------ Data extract ------

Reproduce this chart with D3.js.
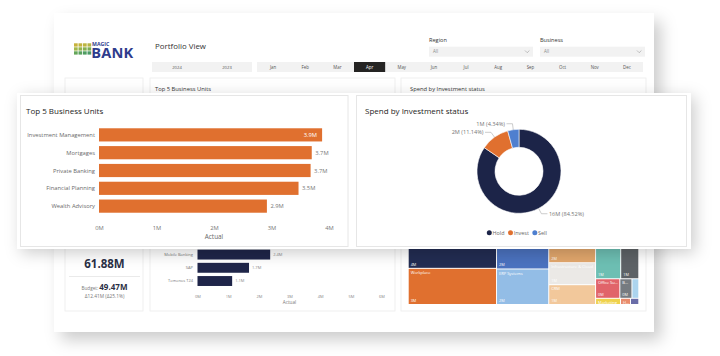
<!DOCTYPE html>
<html><head><meta charset="utf-8">
<script src="https://cdn.jsdelivr.net/npm/d3@7"></script>
<style>html,body{margin:0;padding:0;background:#fff;overflow:hidden}svg{display:block;font-family:"Open Sans",sans-serif}</style>
</head><body><svg id="c" width="720" height="356"></svg>
<script>
// ---------- data ----------
const unitNames  = ["Investment Management","Mortgages","Private Banking","Financial Planning","Wealth Advisory"];
const unitActual = [3.88,3.70,3.68,3.47,2.92];
const unitTicks  = [0,1,2,3,4];

const statusNames = ["Hold","Invest","Sell"];
const statusSpend = [16.35,2.155,0.8395];

const bgUnitNames  = ["Mobile Banking","SAP","Temenos T24"];
const bgUnitActual = [2.37,1.68,1.13];
const bgUnitTicks  = [0,1,2,3,4,5,6];

const kpiActual = 61.88;
const kpiBudget = 49.47;

const years  = ["2024","2023"];
const months = ["Jan","Feb","Mar","Apr","May","Jun","Jul","Aug","Sep","Oct","Nov","Dec"];
const selectedMonth = "Apr";

const tmNames  = ["Digital Channels","Workplace","Core Banking","ERP Systems","Security","Infrastructure & Cloud","CRM","Support","Development","Office Suite","Business Intelligence","Analytics","Marketing","HR Systems","Compliance"];
const tmValues = [3.5,3.1,2.1,1.8,1.6,1.0,0.9,1.25,0.9,0.46,0.23,0.13,0.15,0.06,0.05];
const tmGroup  = ["A","A","B","B","C","C","C","D/1","D/1","D/2","D/2","D/2","D/3","D/3","D/3"];
const tmColors = ["#222c52","#e0702f","#4b72bf","#93bde6","#e2a76c","#ebe9e6","#f2c89b","#6dbfb3","#5d6266","#e1646a","#767b80","#acd4ee","#efd24c","#e98c6c","#6a6da8"];

// ---------- styles ----------
const ORANGE="#e0702f";
const statusColors = ["#1c2448","#e0702f","#4f7fcf"];
const OVERLAY_BOTTOM = 249;

const svg = d3.select("#c");
const defs = svg.append("defs");
function shadow(id,dx,dy,sd,op){
  defs.append("filter").attr("id",id).attr("x","-20%").attr("y","-20%").attr("width","140%").attr("height","150%")
    .append("feDropShadow").attr("dx",dx).attr("dy",dy).attr("stdDeviation",sd).attr("flood-color","#000").attr("flood-opacity",op);
}
shadow("shBg",7,8,8,0.2);
shadow("shOv",4,4,8,0.2);

// ---------- background dashboard ----------
const bg = svg.append("g");
bg.append("rect").attr("x",54).attr("y",13).attr("width",600).attr("height",319).attr("fill","#fff").attr("filter","url(#shBg)");

// logo
const logoRows=[["#c7b23c","#c2b33e","#bdb541","#b5b444"],["#a2b84a","#92b34c","#86b04f","#7cad52"],["#64a659","#58a15d","#4f9d61","#4a9a66"]];
logoRows.forEach((row,r)=>row.forEach((c,k)=>{
  bg.append("rect").attr("x",74+k*4.5).attr("y",43.3+r*4).attr("width",3.7).attr("height",3.3).attr("fill",c);
}));
bg.append("text").attr("x",92).attr("y",46.2).attr("font-size",5.2).attr("font-weight",700).attr("fill","#2f3c8c").text("MAGIC");
bg.append("text").attr("x",91.2).attr("y",58.4).attr("font-size",14.6).attr("font-weight",700).attr("fill","#2f3c8c").attr("letter-spacing",0.2).text("BANK");

bg.append("text").attr("x",155).attr("y",48.5).attr("font-size",7.9).attr("fill","#333").text("Portfolio View");

// year slicer
const xYear = d3.scaleBand().domain(years).range([152,252]);
bg.append("rect").attr("x",152).attr("y",62).attr("width",100).attr("height",10).attr("fill","#f2f2f2");
bg.selectAll(".yr").data(years).join("text").attr("x",d=>xYear(d)+xYear.bandwidth()/2).attr("y",68.6)
  .attr("text-anchor","middle").attr("font-size",4.2).attr("fill","#555").text(d=>d);

// month slicer
const xMonth = d3.scaleBand().domain(months).range([257,643]);
bg.append("rect").attr("x",257).attr("y",62).attr("width",386).attr("height",10).attr("fill","#f2f2f2");
bg.append("rect").attr("x",xMonth(selectedMonth)+0.5).attr("y",62).attr("width",xMonth.bandwidth()-1).attr("height",10).attr("fill","#252423");
bg.selectAll(".mo").data(months).join("text").attr("x",d=>xMonth(d)+xMonth.bandwidth()/2).attr("y",68.6)
  .attr("text-anchor","middle").attr("font-size",4.4).attr("fill",d=>d===selectedMonth?"#fff":"#555").text(d=>d);

// dropdowns
[["Region",429,104],["Business",540,105]].forEach(([lab,x,w])=>{
  bg.append("text").attr("x",x).attr("y",41.5).attr("font-size",5.6).attr("fill","#333").text(lab);
  bg.append("rect").attr("x",x).attr("y",46.7).attr("width",w).attr("height",10).attr("fill","#f2f2f2");
  bg.append("text").attr("x",x+4).attr("y",53.3).attr("font-size",4.4).attr("fill","#888").text("All");
  bg.append("path").attr("d",`M${x+w-8},50.5 l2.2,2.2 l2.2,-2.2`).attr("fill","none").attr("stroke","#999").attr("stroke-width",0.6);
});

// background cards
[[65,78,78,233],[150,78,245,233],[401,78,245,233]].forEach(([x,y,w,h])=>{
  bg.append("rect").attr("x",x).attr("y",y).attr("width",w).attr("height",h).attr("fill","#fff").attr("stroke","#ececec").attr("stroke-width",0.8);
});
bg.append("text").attr("x",155).attr("y",90.5).attr("font-size",5.8).attr("fill","#333").text("Top 5 Business Units");
bg.append("text").attr("x",410).attr("y",90.5).attr("font-size",5.8).attr("fill","#333").text("Spend by Investment status");

// KPI
bg.append("text").attr("x",104.5).attr("y",268).attr("text-anchor","middle").attr("font-size",11.5).attr("font-weight",700).attr("fill","#2b3046").text(d3.format(".2f")(kpiActual)+"M");
bg.append("line").attr("x1",69).attr("x2",140).attr("y1",276.5).attr("y2",276.5).attr("stroke","#e4e4e4").attr("stroke-width",0.8);
const bt = bg.append("text").attr("x",104.5).attr("y",289.5).attr("text-anchor","middle");
bt.append("tspan").attr("font-size",4.6).attr("fill","#777").text("Budget: ");
bt.append("tspan").attr("font-size",8).attr("font-weight",700).attr("fill","#2b3046").text(d3.format(".2f")(kpiBudget)+"M");
const delta = kpiActual-kpiBudget;
bg.append("text").attr("x",104.5).attr("y",297.5).attr("text-anchor","middle").attr("font-size",4.8).attr("fill","#777")
  .text("Δ"+d3.format(".2f")(delta)+"M (Δ"+d3.format(".1f")(delta/kpiBudget*100)+"%)");

// background navy bar chart
const bx = d3.scaleLinear().domain([0,6]).range([197.5,381.5]);
const by = d3.scaleBand().domain(bgUnitNames).range([248.3,287.3]).paddingInner(0.25).paddingOuter(0.1);
bg.selectAll(".bb").data(bgUnitNames).join("rect").attr("x",bx(0)).attr("y",d=>by(d))
  .attr("width",(d,i)=>bx(bgUnitActual[i])-bx(0)).attr("height",by.bandwidth()).attr("fill","#1f2549");
bg.selectAll(".bl").data(bgUnitNames).join("text").attr("x",193).attr("y",d=>by(d)+by.bandwidth()/2+1.4)
  .attr("text-anchor","end").attr("font-size",4).attr("fill","#777").text(d=>d);
bg.selectAll(".bv").data(bgUnitNames).join("text").attr("x",(d,i)=>bx(bgUnitActual[i])+3).attr("y",d=>by(d)+by.bandwidth()/2+1.4)
  .attr("font-size",4).attr("fill","#888").text((d,i)=>d3.format(".1f")(bgUnitActual[i])+"M");
const bgAxis = bg.append("g").attr("transform","translate(0,291)")
  .call(d3.axisBottom(bx).tickValues(bgUnitTicks).tickFormat(d=>d+"M").tickSize(0).tickPadding(4));
bgAxis.select(".domain").remove();
bgAxis.selectAll("text").attr("font-size",4).attr("fill","#888").attr("font-family","Open Sans");
bg.append("text").attr("x",(bx(0)+bx(6))/2).attr("y",304).attr("text-anchor","middle").attr("font-size",4.6).attr("fill","#777").text("Actual");

// treemap
const groups = {};
tmNames.forEach((n,i)=>{
  const parts = tmGroup[i].split("/");
  let top = groups[parts[0]] || (groups[parts[0]] = {name:parts[0],children:[]});
  let parent = top;
  if(parts[1]){
    let sub = top.children.find(c=>c.name===parts[1]);
    if(!sub){ sub={name:parts[1],children:[]}; top.children.push(sub); }
    parent = sub;
  }
  parent.children.push({name:n,value:tmValues[i],color:tmColors[i]});
});
const TM_X=408.7, TM_Y=228;
const root = d3.hierarchy({name:"root",children:Object.values(groups)}).sum(d=>d.value||0);
d3.treemap().tile(d3.treemapSliceDice).size([229.6,76]).paddingInner(1)(root);
const tm = bg.append("g").attr("transform",`translate(${TM_X},${TM_Y})`);
const leaves = root.leaves();
const cell = tm.selectAll("g").data(leaves).join("g").attr("transform",d=>`translate(${d.x0},${d.y0})`);
cell.append("rect").attr("width",d=>Math.max(0,d.x1-d.x0)).attr("height",d=>Math.max(0,d.y1-d.y0)).attr("fill",d=>d.data.color);
function fit(sel,w){
  sel.each(function(){
    const t=d3.select(this); let s=t.text();
    if(this.getComputedTextLength()<=w) return;
    while(s.length>1 && this.getComputedTextLength()>w){ s=s.slice(0,-1); t.text(s+"..."); }
  });
}
// names sit at the top of each cell; those hidden under the overlay card are not drawn
cell.filter(d=>d.y1-d.y0>5 && d.x1-d.x0>8 && TM_Y+d.y0>OVERLAY_BOTTOM).append("text").attr("x",2).attr("y",5.2).attr("font-size",4).attr("fill","#fff")
  .text(d=>d.data.name).call(s=>s.each(function(d){fit(d3.select(this),d.x1-d.x0-3);}));
cell.filter(d=>d.y1-d.y0>14 && d.x1-d.x0>10).append("text").attr("x",2).attr("y",d=>d.y1-d.y0-2).attr("font-size",3.8).attr("fill","#fff")
  .text(d=>d3.format(".0f")(d.value)+"M");

// ---------- overlay ----------
const ov = svg.append("g");
ov.append("rect").attr("x",17).attr("y",93).attr("width",674).attr("height",156).attr("fill","#fff").attr("filter","url(#shOv)");
ov.append("rect").attr("x",20.5).attr("y",95.5).attr("width",327.5).attr("height",151).attr("fill","#fff").attr("stroke","#e6e6e6");
ov.append("rect").attr("x",356.5).attr("y",95.5).attr("width",330).attr("height",151).attr("fill","#fff").attr("stroke","#e6e6e6");

// left: Top 5 Business Units
ov.append("text").attr("x",26).attr("y",113.5).attr("font-size",8).attr("fill","#252423").text("Top 5 Business Units");
const x = d3.scaleLinear().domain([0,4]).range([99,329]);
const y = d3.scaleBand().domain(unitNames).range([126.5,214.5]).paddingInner(0.26).paddingOuter(0.1);
ov.selectAll(".bar").data(unitNames).join("rect").attr("x",x(0)).attr("y",d=>y(d))
  .attr("width",(d,i)=>x(unitActual[i])-x(0)).attr("height",y.bandwidth()).attr("fill",ORANGE);
ov.selectAll(".cat").data(unitNames).join("text").attr("x",95).attr("y",d=>y(d)+y.bandwidth()/2+2.1)
  .attr("text-anchor","end").attr("font-size",5.8).attr("fill","#6a6a6a").text(d=>d);
ov.selectAll(".val").data(unitNames).join("text")
  .each(function(d,i){
    const inside = x(unitActual[i])+30>348;
    d3.select(this).attr("x",inside?x(unitActual[i])-5:x(unitActual[i])+3.5).attr("text-anchor",inside?"end":"start")
      .attr("fill",inside?"#fff":"#777");
  })
  .attr("y",d=>y(d)+y.bandwidth()/2+2.1).attr("font-size",5.8).text((d,i)=>d3.format(".1f")(unitActual[i])+"M");
const ax = ov.append("g").attr("transform","translate(0,220)")
  .call(d3.axisBottom(x).tickValues(unitTicks).tickFormat(d=>d+"M").tickSize(0).tickPadding(6));
ax.select(".domain").remove();
ax.selectAll("text").attr("font-size",5.8).attr("fill","#777").attr("font-family","Open Sans");
ov.append("text").attr("x",(x(0)+x(4))/2).attr("y",238.5).attr("text-anchor","middle").attr("font-size",6.4).attr("fill","#666").text("Actual");

// right: donut
ov.append("text").attr("x",365).attr("y",113.5).attr("font-size",8).attr("fill","#252423").text("Spend by Investment status");
const cx=519, cy=171.3, rO=42, rI=24;
const total = d3.sum(statusSpend);
const pie = d3.pie().sort(null).value(d=>d);
const arcs = pie(statusSpend);
const arc = d3.arc().innerRadius(rI).outerRadius(rO);
const dg = ov.append("g").attr("transform",`translate(${cx},${cy})`);
dg.selectAll("path").data(arcs).join("path").attr("d",arc).attr("fill",(d,i)=>statusColors[i]).attr("stroke","#fff").attr("stroke-width",0.6);
arcs.forEach((a,i)=>{
  const m=(a.startAngle+a.endAngle)/2, s=Math.sin(m), c=-Math.cos(m);
  const A=[s*rO,c*rO], B=[s*(rO+6),c*(rO+6)];
  const dir = s>=0?1:-1;
  const C=[B[0]+dir*6,B[1]];
  dg.append("polyline").attr("points",[A,B,C].map(p=>p.join(",")).join(" ")).attr("fill","none").attr("stroke","#aaa").attr("stroke-width",0.6);
  dg.append("text").attr("x",C[0]+dir*1.5).attr("y",C[1]+2).attr("text-anchor",dir>0?"start":"end")
    .attr("font-size",5.6).attr("fill","#777")
    .text(d3.format(".0f")(statusSpend[i])+"M ("+d3.format(".2f")(statusSpend[i]/total*100)+"%)");
});
// legend
let lx = 489.3;
statusNames.forEach((n,i)=>{
  ov.append("circle").attr("cx",lx).attr("cy",232.7).attr("r",2.5).attr("fill",statusColors[i]);
  const t = ov.append("text").attr("x",lx+3.3).attr("y",234.7).attr("font-size",5.4).attr("fill","#666").text(n);
  lx += 3.3 + t.node().getComputedTextLength() + 6;
});
</script></body></html>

------

=== Required work ===
How many lines of the listing above include the word "chart"? State the number and nothing else.

=== Task output ===
2